Source records
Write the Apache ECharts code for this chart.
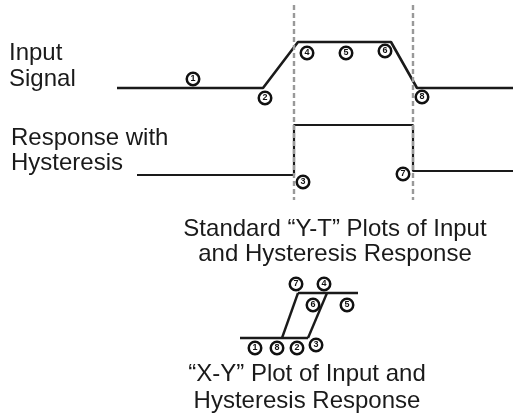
<!DOCTYPE html>
<html>
<head>
<meta charset="utf-8">
<script src="https://cdn.jsdelivr.net/npm/echarts@6/dist/echarts.min.js"></script>
<style>
  html, body { margin: 0; padding: 0; background: #fff; }
  #chart { width: 513px; height: 415px; }
</style>
</head>
<body>
<div id="chart"></div>
<script>
// diagram units: x to the right, y downwards (0..513 x 0..415)
// Y-T plot: input signal trace
const inputX = [117, 263, 298, 391, 417, 513];
const inputY = [88, 88, 42, 42, 88, 88];
// Y-T plot: response with hysteresis
const responseX = [137, 294, 294, 413, 413, 513];
const responseY = [175, 175, 125, 125, 171, 171];
// switching instants (dashed guides)
const switchX = [294, 413];
const guideTop = 5;
const guideBottom = 200;
// X-Y plot: hysteresis loop segments [x1, y1, x2, y2]
const loopSegments = [
  [240, 338, 308, 338],
  [282, 338, 298, 293],
  [308, 338, 327, 293],
  [298, 293, 358, 293]
];
// numbered markers
const markerLabels = ['1', '2', '3', '4', '5', '6', '7', '8'];
const markerYTx = [193, 265, 303, 307, 346, 385, 403, 422];
const markerYTy = [79, 98, 182, 53, 53, 51, 174, 97];
const markerXYx = [255, 297, 316, 324, 347, 313, 296, 277];
const markerXYy = [348, 348, 345, 284, 305, 305, 284, 348];

const chartDom = document.getElementById('chart');
const myChart = echarts.init(chartDom, null, { renderer: 'canvas' });

const zip = (xs, ys) => xs.map((x, i) => [x, ys[i]]);
const markerData = [];
markerLabels.forEach((l, i) => {
  markerData.push([markerYTx[i], markerYTy[i], l]);
  markerData.push([markerXYx[i], markerXYy[i], l]);
});

const font = 'Liberation Sans, Arial, Helvetica, sans-serif';
const textItem = (text, x, y, align) => ({
  type: 'text',
  x: x,
  y: y,
  style: {
    text: text,
    fill: '#1a1a1a',
    font: '24px ' + font,
    textAlign: align,
    textVerticalAlign: 'middle'
  }
});

const option = {
  animation: false,
  grid: { left: 0, right: 0, top: 0, bottom: 0 },
  xAxis: { type: 'value', min: 0, max: 513, show: false },
  yAxis: { type: 'value', min: 0, max: 415, inverse: true, show: false },
  graphic: [
    textItem('Input', 9, 53.5, 'left'),
    textItem('Signal', 9, 79.5, 'left'),
    textItem('Response with', 11, 138.5, 'left'),
    textItem('Hysteresis', 11, 163.5, 'left'),
    textItem('Standard \u201CY-T\u201D Plots of Input', 335, 229.5, 'center'),
    textItem('and Hysteresis Response', 335, 254.5, 'center'),
    textItem('\u201CX-Y\u201D Plot of Input and', 307, 374.5, 'center'),
    textItem('Hysteresis Response', 307, 401.5, 'center')
  ],
  series: [
    {
      name: 'Input Signal',
      type: 'line',
      data: zip(inputX, inputY),
      symbol: 'none',
      lineStyle: { color: '#1a1a1a', width: 2.6 },
      z: 2
    },
    {
      name: 'Response',
      type: 'line',
      data: zip(responseX, responseY),
      symbol: 'none',
      lineStyle: { color: '#1a1a1a', width: 2.2 },
      z: 2
    },
    {
      name: 'Switching',
      type: 'lines',
      coordinateSystem: 'cartesian2d',
      data: switchX.map(x => ({ coords: [[x, guideTop], [x, guideBottom]] })),
      lineStyle: { color: '#999', width: 2.4, type: [5, 3], opacity: 1 },
      z: 3
    },
    {
      name: 'X-Y loop',
      type: 'lines',
      coordinateSystem: 'cartesian2d',
      data: loopSegments.map(s => ({ coords: [[s[0], s[1]], [s[2], s[3]]] })),
      lineStyle: { color: '#1a1a1a', width: 2.4, opacity: 1 },
      z: 2
    },
    {
      name: 'Markers',
      type: 'scatter',
      data: markerData,
      symbol: 'circle',
      symbolSize: 12.5,
      itemStyle: { color: '#fff', borderColor: '#111', borderWidth: 2.5, opacity: 1 },
      label: {
        show: true,
        position: 'inside',
        formatter: p => p.value[2],
        fontSize: 9,
        fontWeight: 'bold',
        fontFamily: font,
        color: '#111'
      },
      z: 5
    }
  ]
};

option && myChart.setOption(option);
</script>
</body>
</html>
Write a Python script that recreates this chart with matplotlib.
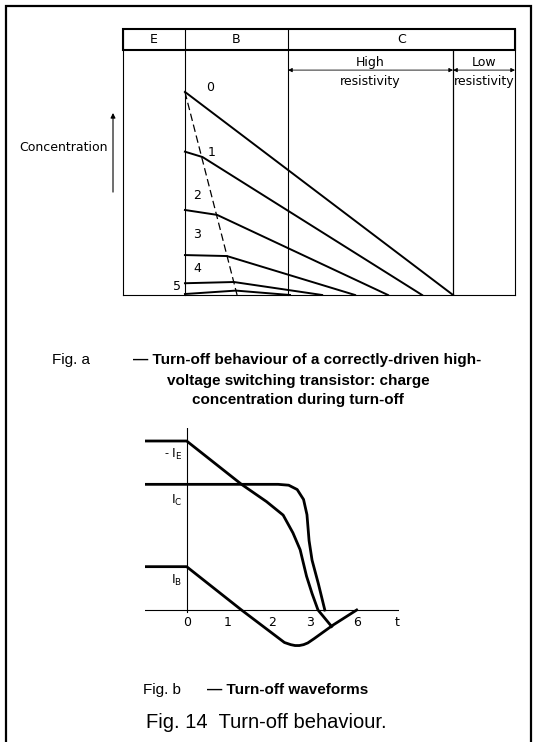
import matplotlib.pyplot as plt
from matplotlib.patches import Rectangle

plt.rcParams['font.family'] = ['Liberation Sans', 'DejaVu Sans']

# ---- Fig. a : charge concentration profiles (arbitrary units, x = depth 0..100, y = conc.)
regions = ["E", "B", "C"]
region_edges = [0, 15.8, 42.1, 100]
hr_edge = 84.2          # end of high-resistivity collector
profile_names = ["0", "1", "2", "3", "4", "5"]
profile_start = [82.9, 58.5, 34.7, 16.3, 4.8, 0.4]
profile_kink_x = [15.8, 20.3, 24.0, 26.5, 28.3, 28.8]
profile_kink_y = [82.9, 56.3, 32.7, 15.9, 5.3, 1.8]
profile_end_x = [84.2, 76.3, 67.6, 59.2, 50.8, 42.6]
name_x = [22.2, 22.6, 18.8, 18.9, 18.9, 13.7]
name_y = [84.5, 58.0, 40.8, 24.5, 11.0, 3.3]
boundary_x = [15.8, 29.1]   # dashed locus of the kinks
boundary_y = [82.9, 0.0]

# ---- Fig. b : turn-off waveforms (t units, current units)
ib_t = [-0.98, 0, 1.29, 2.3, 2.45, 2.55, 2.65, 2.75, 2.85, 3.0, 3.44, 4.0]
ib_y = [1, 1, 0, -0.75, -0.8, -0.82, -0.82, -0.8, -0.76, -0.66, -0.35, 0]
ic_t = [-0.98, 0, 2.15, 2.4, 2.6, 2.75, 2.83, 2.88, 2.95, 3.10, 3.25]
ic_y = [2.9, 2.9, 2.9, 2.88, 2.78, 2.55, 2.2, 1.6, 1.15, 0.6, 0]
ie_t = [-0.98, 0, 1.29, 1.88, 2.27, 2.50, 2.67, 2.82, 2.95, 3.09, 3.41]
ie_y = [3.9, 3.9, 2.9, 2.5, 2.19, 1.78, 1.39, 0.78, 0.38, 0.0, -0.38]
tick_pos = [0, 0.97, 2.0, 2.9, 4.0]
tick_lab = ["0", "1", "2", "3", "6"]

fig = plt.figure(figsize=(5.38, 7.42), dpi=100)
W, H = 538, 742
lab = dict(fontsize=9, family='DejaVu Sans', ha='center', va='center')

# outer frame
fig.add_artist(Rectangle((6 / W, -0.01), 525 / W, 1.01 - 6 / H, transform=fig.transFigure,
                         fill=False, lw=1.6, ec='black'))

# ---------------- Fig. a
ax = fig.add_axes([123 / W, 1 - 295 / H, 392 / W, 266 / H])
ax.set_xlim(0, 100)
ax.set_ylim(0, 108.57)
ax.axis('off')

# header strip
ax.add_patch(Rectangle((0, 100), 100, 8.57, fill=False, lw=1.5, ec='black', clip_on=False))
for i, r in enumerate(regions):
    ax.text((region_edges[i] + region_edges[i + 1]) / 2, 104.3, r, **lab)
    ax.plot([region_edges[i + 1], region_edges[i + 1]], [0, 108.57], color='black', lw=0.8,
            clip_on=False)
ax.plot([0, 0], [0, 108.57], color='black', lw=0.8, clip_on=False)
ax.plot([0, 100], [0, 0], color='black', lw=0.8, clip_on=False)
ax.plot([hr_edge, hr_edge], [0, 100], color='black', lw=0.9)

# resistivity arrows
for x0, x1, top in [(region_edges[2], hr_edge, "High"), (hr_edge, 100, "Low")]:
    ax.annotate("", xy=(x0, 91.8), xytext=(x1, 91.8),
                arrowprops=dict(arrowstyle='<|-|>', lw=0.6, color='black', mutation_scale=6,
                                shrinkA=0, shrinkB=0))
    ax.text((x0 + x1) / 2, 95.0, top, **lab)
    ax.text((x0 + x1) / 2, 87.0, "resistivity", **lab)

# concentration profiles
for i in range(len(profile_names)):
    ax.plot([region_edges[1], profile_kink_x[i], profile_end_x[i]],
            [profile_start[i], profile_kink_y[i], 0], color='black', lw=1.4)
    ax.text(name_x[i], name_y[i], profile_names[i], **lab)
ax.plot(boundary_x, boundary_y, color='black', lw=0.9, dashes=(6, 3))

# concentration axis arrow
ax.annotate("", xy=(-2.55, 74.3), xytext=(-2.55, 42.0),
            arrowprops=dict(arrowstyle='-|>', lw=0.8, color='black', mutation_scale=7,
                            shrinkA=0, shrinkB=0), annotation_clip=False)
ax.text(-4.0, 60.4, "Concentration", ha='right', va='center', fontsize=9,
        family='DejaVu Sans')

# captions
fig.text(52 / W, 1 - 360 / H, "Fig. a", fontsize=11, va='center')
fig.text(133 / W, 1 - 360 / H, "\u2014 Turn-off behaviour of a correctly-driven high-",
         fontsize=11, weight='bold', va='center')
fig.text(298 / W, 1 - 381 / H, "voltage switching transistor: charge",
         fontsize=11, weight='bold', va='center', ha='center')
fig.text(298 / W, 1 - 400 / H, "concentration during turn-off",
         fontsize=11, weight='bold', va='center', ha='center')

# ---------------- Fig. b
bx = fig.add_axes([145 / W, 1 - 662 / H, 254.2 / W, 234 / H])
bx.set_xlim(-0.98, 5.0)
bx.set_ylim(-1.2, 4.2)
bx.axis('off')
bx.plot([-0.98, 5.0], [0, 0], color='black', lw=0.8)
bx.plot([0, 0], [-0.05, 4.2], color='black', lw=0.8)
bx.plot(ie_t, ie_y, color='black', lw=2)
bx.plot(ic_t, ic_y, color='black', lw=2)
bx.plot(ib_t, ib_y, color='black', lw=2)
for p, l in zip(tick_pos, tick_lab):
    bx.text(p, -0.29, l, **lab)
bx.text(4.94, -0.29, "t", **lab)
bx.text(-0.1, 3.6, r"- $\mathrm{I_E}$", ha='right', va='center', fontsize=9)
bx.text(-0.1, 2.52, r"$\mathrm{I_C}$", ha='right', va='center', fontsize=9)
bx.text(-0.1, 0.69, r"$\mathrm{I_B}$", ha='right', va='center', fontsize=9)

fig.text(143 / W, 1 - 690 / H, "Fig. b", fontsize=11, va='center')
fig.text(207 / W, 1 - 690 / H, "\u2014 Turn-off waveforms", fontsize=11, weight='bold',
         va='center')
fig.text(266 / W, 1 - 723 / H, "Fig. 14  Turn-off behaviour.", fontsize=14.5, va='center',
         ha='center')

fig.savefig("out.png", dpi=100)
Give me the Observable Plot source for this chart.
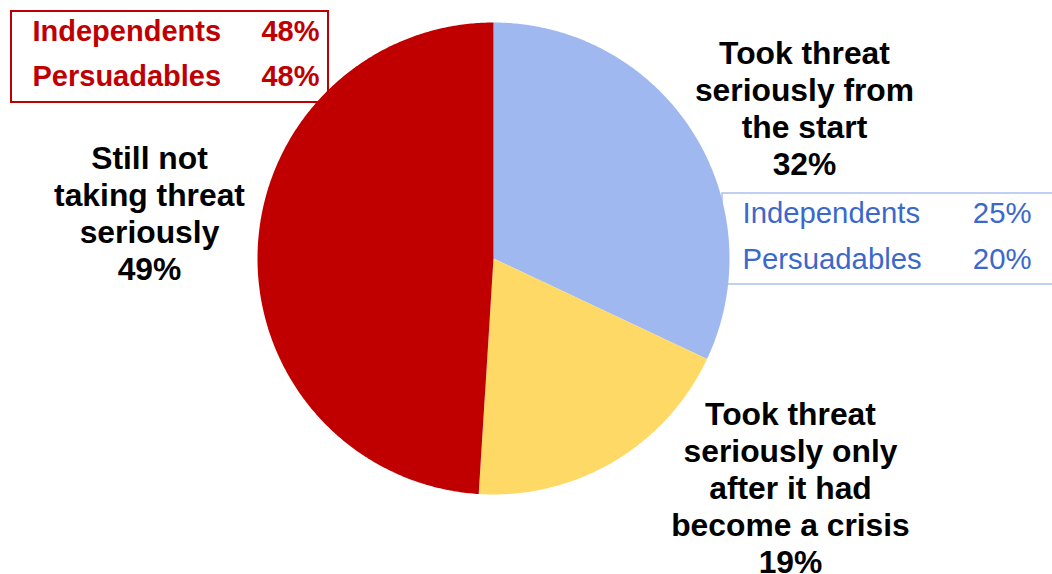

• **WHAT IS NEEDED**: Which lines above hold the word "Write"? Copy each of them.

• **THE RESULT**:
Write the Apache ECharts code for this chart.
Write a Python script that recreates this chart with matplotlib.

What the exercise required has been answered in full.